● **GOAL**
Reproduce exactly the run of lines from the one containing "Reproduce this chart with Chart.js." through the one containing "const k = totalSplit.between / 100;". Pictures do not belong in the copy.

● **GIVEN RECORDS**
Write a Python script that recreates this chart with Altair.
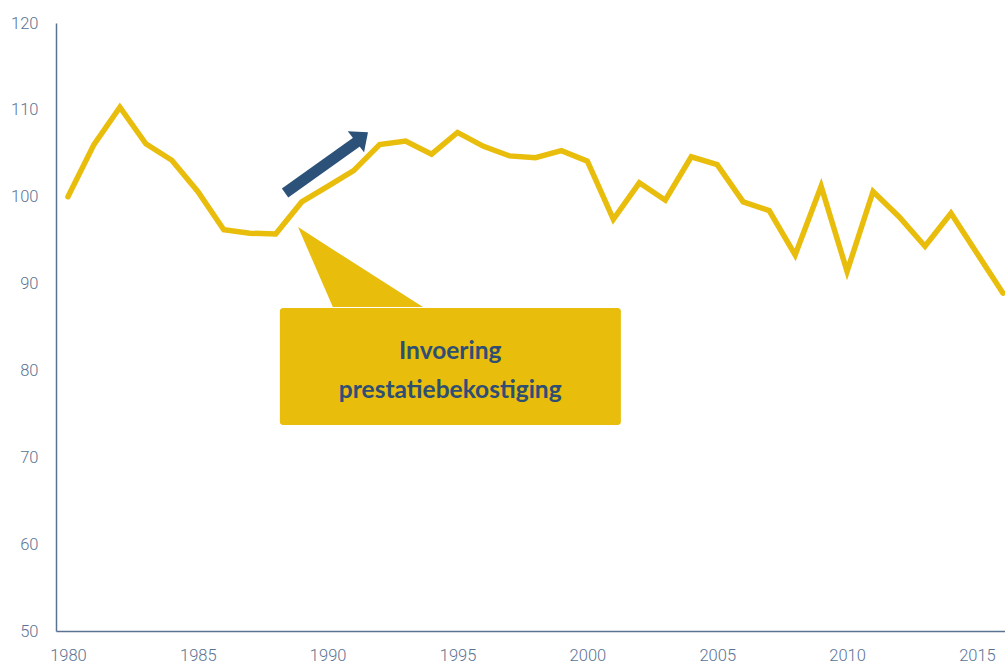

---

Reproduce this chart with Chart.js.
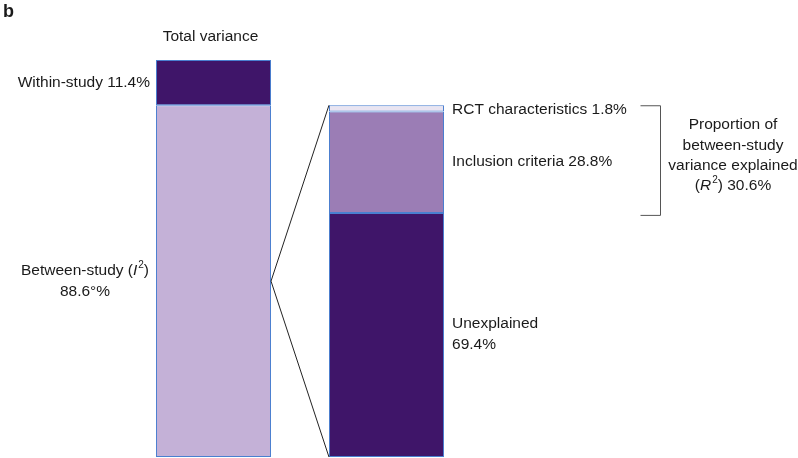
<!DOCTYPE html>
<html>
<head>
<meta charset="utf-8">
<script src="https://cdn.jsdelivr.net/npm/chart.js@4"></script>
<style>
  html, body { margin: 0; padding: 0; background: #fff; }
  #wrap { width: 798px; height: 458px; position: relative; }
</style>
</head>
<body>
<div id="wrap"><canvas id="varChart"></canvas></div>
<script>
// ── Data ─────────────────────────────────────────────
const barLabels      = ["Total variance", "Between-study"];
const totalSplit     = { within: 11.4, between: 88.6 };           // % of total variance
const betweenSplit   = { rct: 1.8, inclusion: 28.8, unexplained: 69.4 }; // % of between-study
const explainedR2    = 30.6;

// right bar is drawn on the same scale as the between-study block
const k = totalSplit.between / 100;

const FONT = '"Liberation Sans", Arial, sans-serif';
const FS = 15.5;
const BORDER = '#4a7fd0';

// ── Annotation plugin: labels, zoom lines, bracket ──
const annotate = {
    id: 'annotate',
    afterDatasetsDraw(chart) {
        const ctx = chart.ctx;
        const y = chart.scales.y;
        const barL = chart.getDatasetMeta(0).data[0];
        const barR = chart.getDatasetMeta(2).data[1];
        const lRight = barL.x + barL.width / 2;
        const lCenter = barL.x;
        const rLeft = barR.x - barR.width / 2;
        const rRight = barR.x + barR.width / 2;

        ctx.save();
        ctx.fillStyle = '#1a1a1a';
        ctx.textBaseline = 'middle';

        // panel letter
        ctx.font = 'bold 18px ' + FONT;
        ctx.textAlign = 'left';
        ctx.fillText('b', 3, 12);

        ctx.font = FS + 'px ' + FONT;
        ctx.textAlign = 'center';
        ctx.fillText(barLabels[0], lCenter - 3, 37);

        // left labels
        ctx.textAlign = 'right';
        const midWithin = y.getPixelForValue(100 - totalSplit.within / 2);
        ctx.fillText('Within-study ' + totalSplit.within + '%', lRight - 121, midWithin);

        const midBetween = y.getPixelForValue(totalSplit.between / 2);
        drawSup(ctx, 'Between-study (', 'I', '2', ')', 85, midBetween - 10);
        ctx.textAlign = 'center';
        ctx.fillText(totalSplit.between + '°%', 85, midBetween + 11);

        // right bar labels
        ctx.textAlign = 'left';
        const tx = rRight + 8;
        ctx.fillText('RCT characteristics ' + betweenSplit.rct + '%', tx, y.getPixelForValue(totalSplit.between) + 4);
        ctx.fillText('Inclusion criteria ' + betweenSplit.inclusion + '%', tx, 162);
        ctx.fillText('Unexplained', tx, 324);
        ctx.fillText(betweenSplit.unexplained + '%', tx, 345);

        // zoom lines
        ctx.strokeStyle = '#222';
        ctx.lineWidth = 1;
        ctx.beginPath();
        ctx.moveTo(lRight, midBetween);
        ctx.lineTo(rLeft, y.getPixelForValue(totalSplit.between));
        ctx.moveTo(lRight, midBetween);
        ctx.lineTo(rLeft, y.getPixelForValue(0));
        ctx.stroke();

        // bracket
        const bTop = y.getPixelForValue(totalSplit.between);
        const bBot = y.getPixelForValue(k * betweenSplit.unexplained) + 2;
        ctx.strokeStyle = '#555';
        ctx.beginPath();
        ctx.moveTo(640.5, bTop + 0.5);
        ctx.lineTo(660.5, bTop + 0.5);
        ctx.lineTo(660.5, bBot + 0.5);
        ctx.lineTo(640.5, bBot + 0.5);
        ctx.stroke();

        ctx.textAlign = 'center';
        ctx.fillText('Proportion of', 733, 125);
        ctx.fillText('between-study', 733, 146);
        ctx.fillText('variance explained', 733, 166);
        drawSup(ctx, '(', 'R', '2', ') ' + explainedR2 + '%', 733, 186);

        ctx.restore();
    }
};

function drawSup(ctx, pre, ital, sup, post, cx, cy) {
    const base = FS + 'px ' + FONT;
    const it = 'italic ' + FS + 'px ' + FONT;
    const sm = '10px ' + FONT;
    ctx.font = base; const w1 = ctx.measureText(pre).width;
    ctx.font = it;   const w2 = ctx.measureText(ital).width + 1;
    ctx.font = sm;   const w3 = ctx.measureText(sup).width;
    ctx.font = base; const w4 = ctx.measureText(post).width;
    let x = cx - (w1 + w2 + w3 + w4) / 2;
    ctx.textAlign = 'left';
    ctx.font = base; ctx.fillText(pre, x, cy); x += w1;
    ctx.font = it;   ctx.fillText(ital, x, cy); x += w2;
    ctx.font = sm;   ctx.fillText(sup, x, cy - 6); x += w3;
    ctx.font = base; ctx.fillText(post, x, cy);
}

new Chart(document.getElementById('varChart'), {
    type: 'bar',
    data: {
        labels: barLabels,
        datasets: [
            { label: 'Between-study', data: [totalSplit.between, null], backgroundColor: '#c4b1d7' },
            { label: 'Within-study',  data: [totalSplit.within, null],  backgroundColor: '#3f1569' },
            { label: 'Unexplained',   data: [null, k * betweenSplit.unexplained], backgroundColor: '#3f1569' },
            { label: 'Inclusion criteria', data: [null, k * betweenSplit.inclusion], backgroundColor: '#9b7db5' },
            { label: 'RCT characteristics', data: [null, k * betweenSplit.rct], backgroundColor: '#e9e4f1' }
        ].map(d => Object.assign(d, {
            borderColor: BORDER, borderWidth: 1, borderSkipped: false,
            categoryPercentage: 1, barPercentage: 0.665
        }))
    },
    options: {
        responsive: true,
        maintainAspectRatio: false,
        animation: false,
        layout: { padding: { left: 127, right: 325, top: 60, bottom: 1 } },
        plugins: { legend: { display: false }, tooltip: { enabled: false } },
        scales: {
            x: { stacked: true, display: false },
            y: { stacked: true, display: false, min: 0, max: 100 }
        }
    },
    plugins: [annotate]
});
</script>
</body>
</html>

==

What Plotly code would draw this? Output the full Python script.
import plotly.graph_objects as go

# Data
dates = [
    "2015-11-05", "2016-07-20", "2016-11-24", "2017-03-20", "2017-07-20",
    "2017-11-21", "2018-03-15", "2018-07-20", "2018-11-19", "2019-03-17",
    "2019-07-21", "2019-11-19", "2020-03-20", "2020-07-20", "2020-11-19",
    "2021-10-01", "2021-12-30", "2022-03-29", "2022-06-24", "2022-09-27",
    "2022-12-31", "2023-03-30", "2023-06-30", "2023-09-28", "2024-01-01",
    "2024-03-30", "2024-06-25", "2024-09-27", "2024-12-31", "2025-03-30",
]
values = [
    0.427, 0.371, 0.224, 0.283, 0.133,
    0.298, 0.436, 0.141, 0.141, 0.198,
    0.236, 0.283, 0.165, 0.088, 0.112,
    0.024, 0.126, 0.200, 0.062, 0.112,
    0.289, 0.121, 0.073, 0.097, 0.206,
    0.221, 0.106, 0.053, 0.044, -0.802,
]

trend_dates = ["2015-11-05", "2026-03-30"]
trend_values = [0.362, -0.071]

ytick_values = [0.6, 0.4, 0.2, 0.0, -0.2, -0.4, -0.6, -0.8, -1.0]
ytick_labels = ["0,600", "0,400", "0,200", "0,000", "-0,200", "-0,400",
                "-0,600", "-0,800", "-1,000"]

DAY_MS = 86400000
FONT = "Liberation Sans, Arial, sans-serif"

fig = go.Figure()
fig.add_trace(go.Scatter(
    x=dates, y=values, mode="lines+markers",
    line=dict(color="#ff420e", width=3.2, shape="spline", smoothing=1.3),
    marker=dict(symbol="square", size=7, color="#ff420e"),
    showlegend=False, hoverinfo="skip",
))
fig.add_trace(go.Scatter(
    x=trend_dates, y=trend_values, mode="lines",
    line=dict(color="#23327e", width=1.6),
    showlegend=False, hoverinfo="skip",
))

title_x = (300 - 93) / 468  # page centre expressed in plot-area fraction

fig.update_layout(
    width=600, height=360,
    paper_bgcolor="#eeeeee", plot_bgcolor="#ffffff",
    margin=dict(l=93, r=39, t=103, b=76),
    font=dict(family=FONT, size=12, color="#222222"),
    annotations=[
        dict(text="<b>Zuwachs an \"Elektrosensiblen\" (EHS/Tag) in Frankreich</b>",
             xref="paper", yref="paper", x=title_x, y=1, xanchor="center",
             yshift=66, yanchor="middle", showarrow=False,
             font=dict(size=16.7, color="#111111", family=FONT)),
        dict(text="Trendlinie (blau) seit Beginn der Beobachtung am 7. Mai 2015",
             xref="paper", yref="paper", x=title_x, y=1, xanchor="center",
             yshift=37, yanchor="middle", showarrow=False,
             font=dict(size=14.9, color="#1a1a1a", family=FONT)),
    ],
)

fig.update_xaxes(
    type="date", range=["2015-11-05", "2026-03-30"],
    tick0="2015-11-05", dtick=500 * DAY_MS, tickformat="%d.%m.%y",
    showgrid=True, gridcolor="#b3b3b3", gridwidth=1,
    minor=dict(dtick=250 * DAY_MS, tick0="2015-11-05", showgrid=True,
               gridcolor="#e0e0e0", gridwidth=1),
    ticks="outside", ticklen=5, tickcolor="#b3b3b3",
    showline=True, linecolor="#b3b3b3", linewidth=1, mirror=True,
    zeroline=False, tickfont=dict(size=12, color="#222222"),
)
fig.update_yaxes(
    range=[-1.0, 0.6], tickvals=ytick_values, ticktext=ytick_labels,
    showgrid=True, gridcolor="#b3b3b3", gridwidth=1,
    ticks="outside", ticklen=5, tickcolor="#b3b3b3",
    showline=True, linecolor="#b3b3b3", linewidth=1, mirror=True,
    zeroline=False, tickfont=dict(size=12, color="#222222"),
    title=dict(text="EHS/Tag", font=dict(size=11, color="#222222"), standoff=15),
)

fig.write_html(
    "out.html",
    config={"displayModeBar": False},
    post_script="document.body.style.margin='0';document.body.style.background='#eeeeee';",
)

● **RESULT OF THIS TASK**
Reproduce this chart with Chart.js.
<!DOCTYPE html>
<html>
<head>
<meta charset="utf-8">
<script src="https://cdn.jsdelivr.net/npm/chart.js@4"></script>
<style>
  html, body { margin: 0; padding: 0; background: #fff; }
  #wrap { width: 798px; height: 458px; position: relative; }
</style>
</head>
<body>
<div id="wrap"><canvas id="varChart"></canvas></div>
<script>
// ── Data ─────────────────────────────────────────────
const barLabels      = ["Total variance", "Between-study"];
const totalSplit     = { within: 11.4, between: 88.6 };           // % of total variance
const betweenSplit   = { rct: 1.8, inclusion: 28.8, unexplained: 69.4 }; // % of between-study
const explainedR2    = 30.6;

// right bar is drawn on the same scale as the between-study block
const k = totalSplit.between / 100;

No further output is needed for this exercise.